Learning Spanish and taking Spanish lessons online really pays off when you travel, especially when you want to get the perfect spot in a sought after restaurant. When you finally visit a Spanish-speaking country, all your study time is worth it. Compared to tourists that can’t speak with local people, every successful conversation you have with a native Spanish-speaker makes you feel like a total celebrity. Feeling relaxed on your holiday is all about how fluent you are.

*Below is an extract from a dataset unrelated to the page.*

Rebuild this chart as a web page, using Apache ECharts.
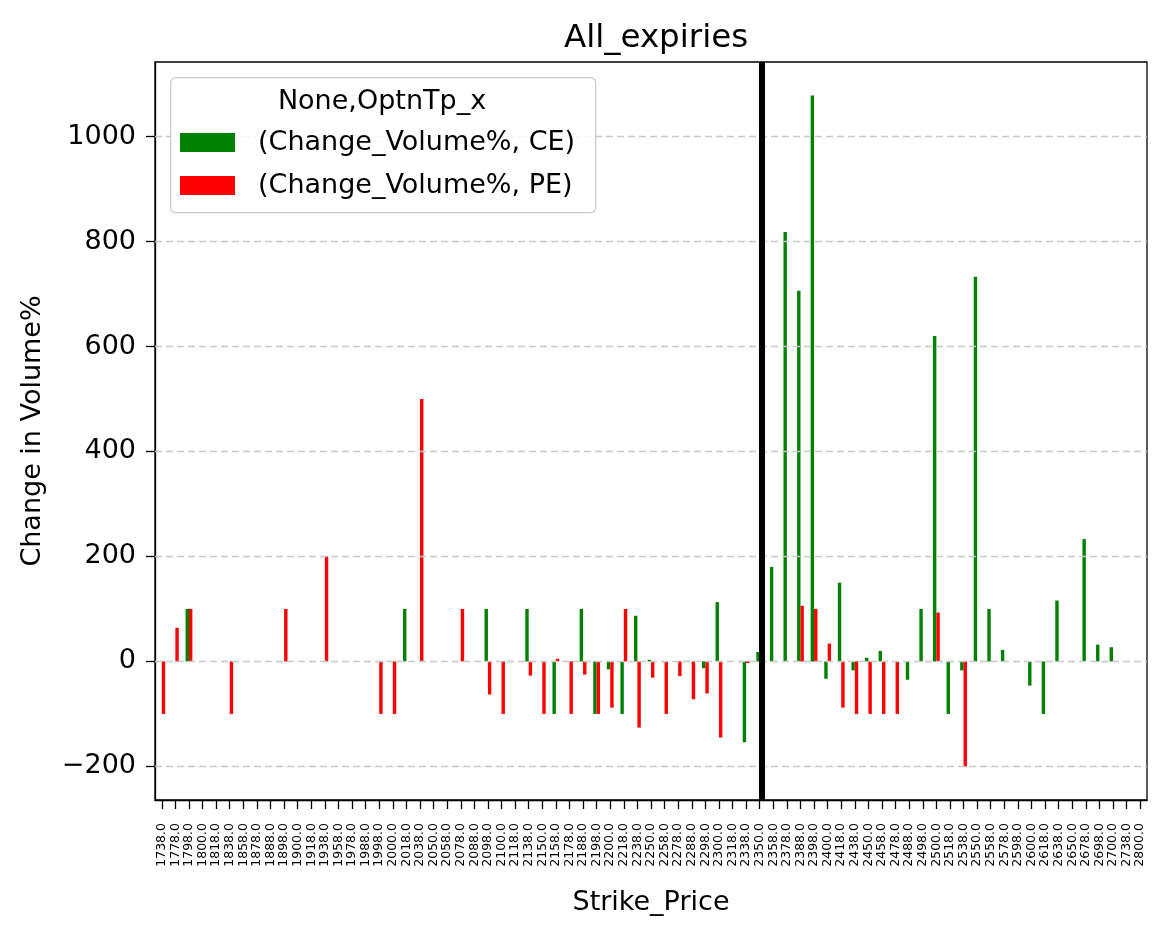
<!DOCTYPE html>
<html>
<head>
<meta charset="utf-8">
<script src="https://cdn.jsdelivr.net/npm/echarts@6/dist/echarts.min.js"></script>
<style>html,body{margin:0;padding:0;background:#fff;}#c{width:1169px;height:939px;}</style>
</head>
<body>
<div id="c"></div>
<script>
const strikes = ['1738.0','1778.0','1798.0','1800.0','1818.0','1838.0','1858.0','1878.0','1888.0','1898.0',
'1900.0','1918.0','1938.0','1958.0','1978.0','1988.0','1998.0','2000.0','2018.0','2038.0',
'2050.0','2058.0','2078.0','2088.0','2098.0','2100.0','2118.0','2138.0','2150.0','2158.0',
'2178.0','2188.0','2198.0','2200.0','2218.0','2238.0','2250.0','2258.0','2278.0','2288.0',
'2298.0','2300.0','2318.0','2338.0','2350.0','2358.0','2378.0','2388.0','2398.0','2400.0',
'2418.0','2438.0','2450.0','2458.0','2478.0','2488.0','2498.0','2500.0','2518.0','2538.0',
'2550.0','2558.0','2578.0','2598.0','2600.0','2618.0','2638.0','2650.0','2678.0','2698.0',
'2700.0','2738.0','2800.0'];

const ceChange = [null,null,100,null,null,null,null,null,null,null,
null,null,null,null,null,null,null,null,100,null,
null,null,null,null,100,null,null,100,null,-100,
null,100,-100,-15,-100,87,3,null,null,null,
-13,113,null,-154,18,180,818,706,1078,-33,
150,-17,7,20,null,-35,100,620,-100,-17,
733,100,22,null,-46,-100,116,null,233,32,
27,null,null];

const peChange = [-100,64,100,null,null,-100,null,null,null,100,
null,null,200,null,null,null,-100,-100,null,500,
null,null,100,null,-63,-100,null,-27,-100,5,
-100,-25,-100,-88,100,-126,-31,-100,-28,-72,
-61,-145,null,-3,null,null,null,106,100,34,
-88,-100,-100,-100,-100,null,null,93,null,-200,
null,null,null,null,null,null,null,null,null,null,
null,null,null];

const yTicks = [-200, 0, 200, 400, 600, 800, 1000];
const atmStrike = '2350.0';
const seriesNames = ['(Change_Volume%, CE)', '(Change_Volume%, PE)'];

const FONT = 'DejaVu Sans';
const chart = echarts.init(document.getElementById('c'), null, {renderer: 'canvas'});
const fmt = v => (v < 0 ? '\u2212' + Math.abs(v) : String(v));

chart.setOption({
  animation: false,
  backgroundColor: '#fff',
  textStyle: {fontFamily: FONT},
  title: {
    text: 'All_expiries',
    left: 651, top: 17, textAlign: 'center',
    textStyle: {fontFamily: FONT, fontSize: 32.5, fontWeight: 'normal', color: '#000'}
  },
  grid: {left: 155, right: 22, top: 62, bottom: 139, show: true, borderColor: '#000', borderWidth: 1.3, backgroundColor: 'transparent'},
  graphic: [
    {type: 'rect', left: 170, top: 77, z: 50,
     shape: {width: 425, height: 135, r: 5},
     style: {fill: 'rgba(255,255,255,0.85)', stroke: '#cccccc', lineWidth: 1.3}},
    {type: 'text', z: 51,
     style: {x: 382, y: 102, text: 'None,OptnTp_x', fill: '#000', font: '27px "DejaVu Sans"', textAlign: 'center', textVerticalAlign: 'middle'}}
  ],
  legend: {
    data: seriesNames,
    orient: 'vertical',
    left: 175, top: 124,
    itemWidth: 55, itemHeight: 19, itemGap: 16,
    icon: 'rect',
    z: 60,
    selectedMode: false,
    textStyle: {fontFamily: FONT, fontSize: 27, color: '#000', padding: [0, 0, 0, 18]}
  },
  xAxis: {
    type: 'category',
    data: strikes,
    name: 'Strike_Price',
    nameLocation: 'middle',
    nameGap: 89,
    nameTextStyle: {fontFamily: FONT, fontSize: 27, color: '#000'},
    axisLine: {show: true, onZero: false, lineStyle: {color: '#000', width: 1.3}},
    axisTick: {show: true, alignWithLabel: true, interval: 0, length: 9, lineStyle: {color: '#000', width: 1.3}},
    axisLabel: {interval: 0, rotate: 90, fontSize: 12.5, color: '#000', fontFamily: FONT, margin: 23},
    splitLine: {show: false}
  },
  yAxis: {
    type: 'value',
    min: -264, max: 1142,
    name: 'Change in Volume%',
    nameLocation: 'middle',
    nameGap: 109,
    nameTextStyle: {fontFamily: FONT, fontSize: 27, color: '#000'},
    axisLine: {show: true, lineStyle: {color: '#000', width: 1.3}},
    axisTick: {show: true, length: 9, customValues: yTicks, lineStyle: {color: '#000', width: 1.3}},
    axisLabel: {customValues: yTicks, formatter: fmt, fontSize: 27, color: '#000', fontFamily: FONT, margin: 19},
    splitLine: {show: false}
  },
  series: [
    {
      name: seriesNames[0], type: 'bar', data: ceChange,
      barWidth: '25%', barGap: '0%',
      itemStyle: {color: '#008000'},
      markLine: {
        symbol: 'none', silent: true, animation: false,
        label: {show: false},
        lineStyle: {color: '#c8c8c8', width: 1.3, type: [7, 4]},
        data: yTicks.map(v => ({yAxis: v}))
      }
    },
    {
      name: seriesNames[1], type: 'bar', data: peChange,
      barWidth: '25%', barGap: '0%',
      itemStyle: {color: '#ff0000'},
      markLine: {
        symbol: 'none', silent: true, animation: false,
        label: {show: false},
        lineStyle: {color: '#000', width: 6, type: 'solid'},
        data: [{xAxis: atmStrike}]
      }
    }
  ]
});
</script>
</body>
</html>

Just before the pandemic hit, I took a trip to the Mediterranean coast. I spent one week enjoying the sunny weather and tasty seaside cuisine of Málaga, Spain. If you do the same someday, do you know all the words and phrases you need to get through dinner? Let’s walk through what you need to know for your next holiday in sunny Spain.
Here is some intermediate Spanish restaurant vocabulary you should know
Restaurant Spanish to make a reservation
Restaurants in tourist cities like Málaga are often booked on busy Saturday nights. To reserve your table and avoid getting stranded and ‘hangry’, call ahead. Brush up on your Spanish phrases to talk about time and phone.
Buenas tardes, llamo para hacer una reservación ¿Hay mesa disponible para dos personas mañana, martes, a las 7 pm – Good afternoon, I am calling to make a reservation. Is there a table available for 2 people tomorrow, Tuesday, at 7 pm (19.00)?
If the staff says no, thank them and hang up. If they say yes, follow up. Done and dusted.
Entonces me gustaría reservar ahora mismo, por favor. Gracias. – Then I would like to reserve right away please. Thank you.
Restaurant Spanish for ordering drinks
The meal tradition in Spain is to have drinks, order some food items to snack on, and enjoy your sobremesa or time lingering at the table for a chat. This means that for most restaurants in Málaga, you seat yourself and a server will stop by for your drink order.
¡Perdone! – Excuse me! (to call for attention from a server)
¿Tenéis..? – Do you have any… ?
Copa de vino tinto/blanco. – Glass of red/white wine.
Agua de grifo/llave o agua de botella. – Tap water or bottled water.
Jarra de sangría. – Jug of sangría red wine with fruit and juice.
Una caña. – A (tiny, inexpensive) beer.
Un vermút. – A vermouth, special fortified red wine from Málaga. Worth a try.
Restaurant Spanish for ordering food
I’ve mentioned my embarrassing moment ordering food in Spain before. I bragged about being fluent when I arrived in Spain for the first time, but couldn’t even read a food menu in Madrid. How was I supposed to know that bocadillos or literally “little mouths” was Spanish slang for a small sandwich? Clearly there are differences in Spanish vocabulary for food. Here are some words and phrases to help you navigate a Spanish menu.
Tapas. – Small sharing snacks. Traditionally free with a drink but in tourist areas has a small fee.
Ración/media ración. – One portion/half portion (sharing option).
Bocadillo/mondadito. – Small sandwich.
Boquerones. – Sardines.
Croquetas. – Croquettes; meat and potato in fried batter.
Since it will take you longer than native Spanish speakers to read the menu, remember: Dos minutos más por favor. (Give us) two more minutes (before deciding) please.
Cultural Considerations for Spanish Restaurant Vocabulary
Did you notice that this guide to Spanish restaurant vocabulary didn’t have many long, polite phrases to memorise? In our blog post on Spain Spanish versus Latin American Spanish, we touched on differences in vocabulary. There is one more cultural difference worth mentioning.
Spanish restaurant interactions, in general, are more direct than in Latin America. You will hear Spaniards say things in an abrupt way. Spanish nightlife has a casual culture. Perhaps the least formal Spanish speaking environment I’ve encountered in the world is a Spanish bar. It is not rare to hear the following demands:
Traeme un vermút de la casa. – Bring me a house vermouth.
Dáme la cuenta. – Give me the bill.
Págame. – Pay me (from a bartender or even to ask for change on a bill).
Although it may feel uncomfortable at first, be prepared to hear it. The key to a smooth exchange is not to speak with frilly language but to match the person you are speaking with. When in Rome, right? From drinks to food, short intermediate Spanish phrases are enough to get through a meal in Málaga, Spain.